**Task to complete:**
Reproduce each line of the listing exactly.

**Source excerpt:**
───
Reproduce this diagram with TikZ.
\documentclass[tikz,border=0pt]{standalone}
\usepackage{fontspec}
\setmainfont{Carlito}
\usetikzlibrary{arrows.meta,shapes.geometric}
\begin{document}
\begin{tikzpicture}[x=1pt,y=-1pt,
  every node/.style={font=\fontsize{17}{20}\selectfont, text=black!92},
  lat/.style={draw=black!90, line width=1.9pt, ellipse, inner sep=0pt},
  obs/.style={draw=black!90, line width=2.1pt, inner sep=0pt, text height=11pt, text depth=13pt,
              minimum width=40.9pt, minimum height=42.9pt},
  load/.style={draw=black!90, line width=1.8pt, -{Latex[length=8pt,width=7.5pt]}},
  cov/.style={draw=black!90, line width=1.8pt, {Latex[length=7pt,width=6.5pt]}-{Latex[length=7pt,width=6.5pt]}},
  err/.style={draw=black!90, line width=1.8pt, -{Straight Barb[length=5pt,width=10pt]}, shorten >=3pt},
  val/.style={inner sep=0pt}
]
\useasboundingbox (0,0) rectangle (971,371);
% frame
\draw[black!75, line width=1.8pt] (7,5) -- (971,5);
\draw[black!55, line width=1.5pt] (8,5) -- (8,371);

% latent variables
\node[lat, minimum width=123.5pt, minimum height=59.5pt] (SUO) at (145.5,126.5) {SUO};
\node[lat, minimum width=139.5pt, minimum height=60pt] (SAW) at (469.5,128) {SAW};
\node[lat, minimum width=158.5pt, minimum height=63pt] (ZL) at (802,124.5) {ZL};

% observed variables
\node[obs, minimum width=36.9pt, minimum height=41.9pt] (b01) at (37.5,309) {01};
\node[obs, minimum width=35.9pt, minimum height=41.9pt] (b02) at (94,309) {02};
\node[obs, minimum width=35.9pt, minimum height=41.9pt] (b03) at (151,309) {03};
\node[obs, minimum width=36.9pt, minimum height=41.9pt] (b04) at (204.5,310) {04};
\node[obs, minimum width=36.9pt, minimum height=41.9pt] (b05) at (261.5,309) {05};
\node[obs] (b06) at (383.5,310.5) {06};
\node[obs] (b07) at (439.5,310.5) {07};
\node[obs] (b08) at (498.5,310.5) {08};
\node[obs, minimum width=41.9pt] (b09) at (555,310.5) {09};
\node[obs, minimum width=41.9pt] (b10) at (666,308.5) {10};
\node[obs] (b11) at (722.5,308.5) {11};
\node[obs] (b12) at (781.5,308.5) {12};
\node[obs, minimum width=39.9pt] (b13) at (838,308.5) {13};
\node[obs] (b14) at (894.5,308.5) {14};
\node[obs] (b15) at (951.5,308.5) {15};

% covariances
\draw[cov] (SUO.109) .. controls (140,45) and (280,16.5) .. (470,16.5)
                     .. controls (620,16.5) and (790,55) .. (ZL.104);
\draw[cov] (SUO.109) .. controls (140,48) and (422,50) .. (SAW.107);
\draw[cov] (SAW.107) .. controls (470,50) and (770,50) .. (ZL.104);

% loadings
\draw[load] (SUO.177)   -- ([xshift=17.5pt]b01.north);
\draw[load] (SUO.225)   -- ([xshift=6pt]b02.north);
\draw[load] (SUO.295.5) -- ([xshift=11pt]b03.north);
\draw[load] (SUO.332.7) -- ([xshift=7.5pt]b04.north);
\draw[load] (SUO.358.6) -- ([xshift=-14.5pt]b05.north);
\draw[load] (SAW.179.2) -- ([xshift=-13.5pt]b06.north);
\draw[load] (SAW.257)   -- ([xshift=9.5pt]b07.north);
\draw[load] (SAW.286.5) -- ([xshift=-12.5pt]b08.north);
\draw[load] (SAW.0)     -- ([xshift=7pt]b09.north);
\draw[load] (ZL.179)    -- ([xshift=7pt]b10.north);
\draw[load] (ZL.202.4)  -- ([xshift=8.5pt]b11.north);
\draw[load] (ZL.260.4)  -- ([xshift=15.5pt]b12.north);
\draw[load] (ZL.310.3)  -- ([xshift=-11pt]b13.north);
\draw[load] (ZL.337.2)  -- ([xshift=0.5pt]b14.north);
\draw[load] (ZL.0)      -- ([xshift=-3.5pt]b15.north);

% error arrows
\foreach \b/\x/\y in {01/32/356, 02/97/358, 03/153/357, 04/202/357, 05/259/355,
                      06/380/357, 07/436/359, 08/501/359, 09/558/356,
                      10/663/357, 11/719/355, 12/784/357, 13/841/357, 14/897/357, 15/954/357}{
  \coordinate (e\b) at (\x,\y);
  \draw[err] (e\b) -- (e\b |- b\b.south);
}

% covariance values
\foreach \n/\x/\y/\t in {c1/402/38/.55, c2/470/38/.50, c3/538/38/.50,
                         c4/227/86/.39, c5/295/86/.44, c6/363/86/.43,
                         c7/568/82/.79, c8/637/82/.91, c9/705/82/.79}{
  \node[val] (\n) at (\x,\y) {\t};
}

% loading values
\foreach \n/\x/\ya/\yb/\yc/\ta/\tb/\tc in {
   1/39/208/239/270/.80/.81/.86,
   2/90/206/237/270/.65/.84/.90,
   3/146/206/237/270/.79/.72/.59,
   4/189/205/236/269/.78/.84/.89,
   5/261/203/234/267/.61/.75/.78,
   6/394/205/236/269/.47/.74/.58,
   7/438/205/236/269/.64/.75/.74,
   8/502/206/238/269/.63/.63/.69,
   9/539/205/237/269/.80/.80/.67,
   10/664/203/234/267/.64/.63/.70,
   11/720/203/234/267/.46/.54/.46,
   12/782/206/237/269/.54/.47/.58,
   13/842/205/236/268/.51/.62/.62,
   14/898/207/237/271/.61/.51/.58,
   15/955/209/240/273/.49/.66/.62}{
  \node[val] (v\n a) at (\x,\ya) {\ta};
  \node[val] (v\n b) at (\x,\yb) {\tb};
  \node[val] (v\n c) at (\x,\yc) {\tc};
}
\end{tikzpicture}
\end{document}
───
**Final answer:**
Reproduce this diagram with TikZ.
\documentclass[tikz,border=0pt]{standalone}
\usepackage{fontspec}
\setmainfont{Carlito}
\usetikzlibrary{arrows.meta,shapes.geometric}
\begin{document}
\begin{tikzpicture}[x=1pt,y=-1pt,
  every node/.style={font=\fontsize{17}{20}\selectfont, text=black!92},
  lat/.style={draw=black!90, line width=1.9pt, ellipse, inner sep=0pt},
  obs/.style={draw=black!90, line width=2.1pt, inner sep=0pt, text height=11pt, text depth=13pt,
              minimum width=40.9pt, minimum height=42.9pt},
  load/.style={draw=black!90, line width=1.8pt, -{Latex[length=8pt,width=7.5pt]}},
  cov/.style={draw=black!90, line width=1.8pt, {Latex[length=7pt,width=6.5pt]}-{Latex[length=7pt,width=6.5pt]}},
  err/.style={draw=black!90, line width=1.8pt, -{Straight Barb[length=5pt,width=10pt]}, shorten >=3pt},
  val/.style={inner sep=0pt}
]
\useasboundingbox (0,0) rectangle (971,371);
% frame
\draw[black!75, line width=1.8pt] (7,5) -- (971,5);
\draw[black!55, line width=1.5pt] (8,5) -- (8,371);

% latent variables
\node[lat, minimum width=123.5pt, minimum height=59.5pt] (SUO) at (145.5,126.5) {SUO};
\node[lat, minimum width=139.5pt, minimum height=60pt] (SAW) at (469.5,128) {SAW};
\node[lat, minimum width=158.5pt, minimum height=63pt] (ZL) at (802,124.5) {ZL};

% observed variables
\node[obs, minimum width=36.9pt, minimum height=41.9pt] (b01) at (37.5,309) {01};
\node[obs, minimum width=35.9pt, minimum height=41.9pt] (b02) at (94,309) {02};
\node[obs, minimum width=35.9pt, minimum height=41.9pt] (b03) at (151,309) {03};
\node[obs, minimum width=36.9pt, minimum height=41.9pt] (b04) at (204.5,310) {04};
\node[obs, minimum width=36.9pt, minimum height=41.9pt] (b05) at (261.5,309) {05};
\node[obs] (b06) at (383.5,310.5) {06};
\node[obs] (b07) at (439.5,310.5) {07};
\node[obs] (b08) at (498.5,310.5) {08};
\node[obs, minimum width=41.9pt] (b09) at (555,310.5) {09};
\node[obs, minimum width=41.9pt] (b10) at (666,308.5) {10};
\node[obs] (b11) at (722.5,308.5) {11};
\node[obs] (b12) at (781.5,308.5) {12};
\node[obs, minimum width=39.9pt] (b13) at (838,308.5) {13};
\node[obs] (b14) at (894.5,308.5) {14};
\node[obs] (b15) at (951.5,308.5) {15};

% covariances
\draw[cov] (SUO.109) .. controls (140,45) and (280,16.5) .. (470,16.5)
                     .. controls (620,16.5) and (790,55) .. (ZL.104);
\draw[cov] (SUO.109) .. controls (140,48) and (422,50) .. (SAW.107);
\draw[cov] (SAW.107) .. controls (470,50) and (770,50) .. (ZL.104);

% loadings
\draw[load] (SUO.177)   -- ([xshift=17.5pt]b01.north);
\draw[load] (SUO.225)   -- ([xshift=6pt]b02.north);
\draw[load] (SUO.295.5) -- ([xshift=11pt]b03.north);
\draw[load] (SUO.332.7) -- ([xshift=7.5pt]b04.north);
\draw[load] (SUO.358.6) -- ([xshift=-14.5pt]b05.north);
\draw[load] (SAW.179.2) -- ([xshift=-13.5pt]b06.north);
\draw[load] (SAW.257)   -- ([xshift=9.5pt]b07.north);
\draw[load] (SAW.286.5) -- ([xshift=-12.5pt]b08.north);
\draw[load] (SAW.0)     -- ([xshift=7pt]b09.north);
\draw[load] (ZL.179)    -- ([xshift=7pt]b10.north);
\draw[load] (ZL.202.4)  -- ([xshift=8.5pt]b11.north);
\draw[load] (ZL.260.4)  -- ([xshift=15.5pt]b12.north);
\draw[load] (ZL.310.3)  -- ([xshift=-11pt]b13.north);
\draw[load] (ZL.337.2)  -- ([xshift=0.5pt]b14.north);
\draw[load] (ZL.0)      -- ([xshift=-3.5pt]b15.north);

% error arrows
\foreach \b/\x/\y in {01/32/356, 02/97/358, 03/153/357, 04/202/357, 05/259/355,
                      06/380/357, 07/436/359, 08/501/359, 09/558/356,
                      10/663/357, 11/719/355, 12/784/357, 13/841/357, 14/897/357, 15/954/357}{
  \coordinate (e\b) at (\x,\y);
  \draw[err] (e\b) -- (e\b |- b\b.south);
}

% covariance values
\foreach \n/\x/\y/\t in {c1/402/38/.55, c2/470/38/.50, c3/538/38/.50,
                         c4/227/86/.39, c5/295/86/.44, c6/363/86/.43,
                         c7/568/82/.79, c8/637/82/.91, c9/705/82/.79}{
  \node[val] (\n) at (\x,\y) {\t};
}

% loading values
\foreach \n/\x/\ya/\yb/\yc/\ta/\tb/\tc in {
   1/39/208/239/270/.80/.81/.86,
   2/90/206/237/270/.65/.84/.90,
   3/146/206/237/270/.79/.72/.59,
   4/189/205/236/269/.78/.84/.89,
   5/261/203/234/267/.61/.75/.78,
   6/394/205/236/269/.47/.74/.58,
   7/438/205/236/269/.64/.75/.74,
   8/502/206/238/269/.63/.63/.69,
   9/539/205/237/269/.80/.80/.67,
   10/664/203/234/267/.64/.63/.70,
   11/720/203/234/267/.46/.54/.46,
   12/782/206/237/269/.54/.47/.58,
   13/842/205/236/268/.51/.62/.62,
   14/898/207/237/271/.61/.51/.58,
   15/955/209/240/273/.49/.66/.62}{
  \node[val] (v\n a) at (\x,\ya) {\ta};
  \node[val] (v\n b) at (\x,\yb) {\tb};
  \node[val] (v\n c) at (\x,\yc) {\tc};
}
\end{tikzpicture}
\end{document}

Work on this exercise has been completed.